L’argent du contribuable est continuellement volé par le clan mafieux au pouvoir.

Tout porte à croire que la DGR protège le fils du tyran, pourtant empêtré dans plusieurs scandales financiers. Les agents de cette gestapo  brillent souvent par des entourloupettes. Ils cognent régulièrement dur sur des citoyens dépourvus de paravent. Même position adoptée par les magistrats. A mesure que les mois passent, on assiste à la justice du plus fort.

Pour conserver le pouvoir qui file entre ses doigts, le clan Bongo instrumentalise la justice contre ses adversaires. Ceux-ci sont traqués pendant que les assassins et voleurs au col blanc du pouvoir se pavanent tranquillement à travers le pays.

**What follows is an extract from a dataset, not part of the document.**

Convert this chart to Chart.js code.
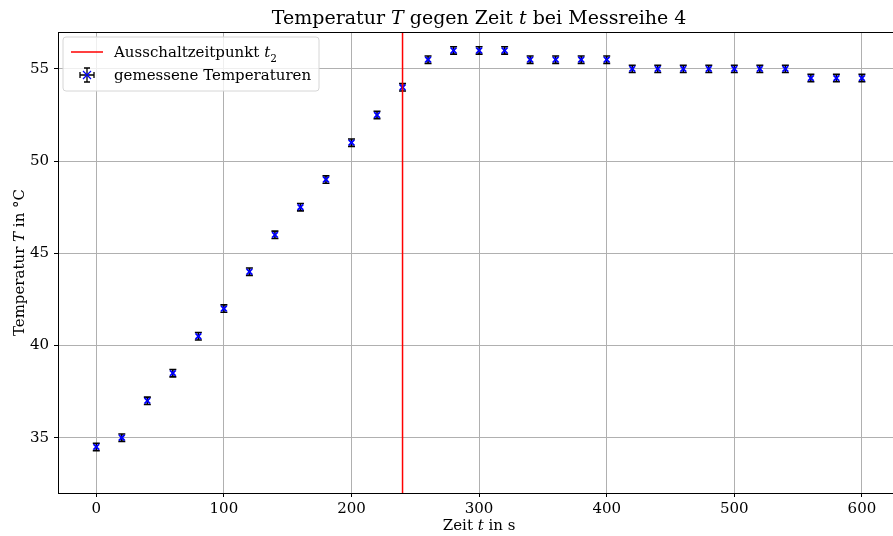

La prison c’est pour les uns, singulièrement les faibles, de préférence placés au plus bas de l’échelle de la société. Sans se méprendre, les brigands en costume et cravate continueront à se la couler douce.

La loi du plus fort est précaire car elle n’est pas un droit. Sans cesse contestée dans son bien-fondé, elle s’épuise à se maintenir en place en déployant l’arsenal de la violence : intimidation, répression et terreur pour endiguer les rébellions qu’elle suscite. En revanche, une puissance autorisée, parce que reconnue dans sa justice, peut s’assurer l’adhésion volontaire de ses sujets. Ceux-ci n’obéissent plus alors par contrainte, mais par devoir, et c’est leur vertu qui les conduit au respect des lois.

Si les détenteurs du pouvoir estiment ne pas être liés au devoir de redevabilité, le plus simple serait de dissoudre le parlement et de laisser le pays fonctionner avec des gouvernants n’ayant des comptes à rendre à personne. Le nouveau signal négatif émis avec la contre-plainte  de Nourredin Bongo ne peut que pousser la majorité silencieuse à s’inquiéter de l’impunité dont bénéficie les membres du clan Bongo et l’absence totale d’un état de droit.

Au terme de l’audition de Marcel Libama, Jean-Remy Yama, Georges Mpaga et Ghislain Malanda, les enquêteurs leur ont fait la promesse de convoquer le fils  du tyran oour l’auditionner à son tour sur les faits de corruption, d’enrichissement illicite et de blanchiment d’argent en bande organisée. Les quatre plaignants pensent que les feux de la justice ne pourront pas éclairer jusqu’au bout de la rampe.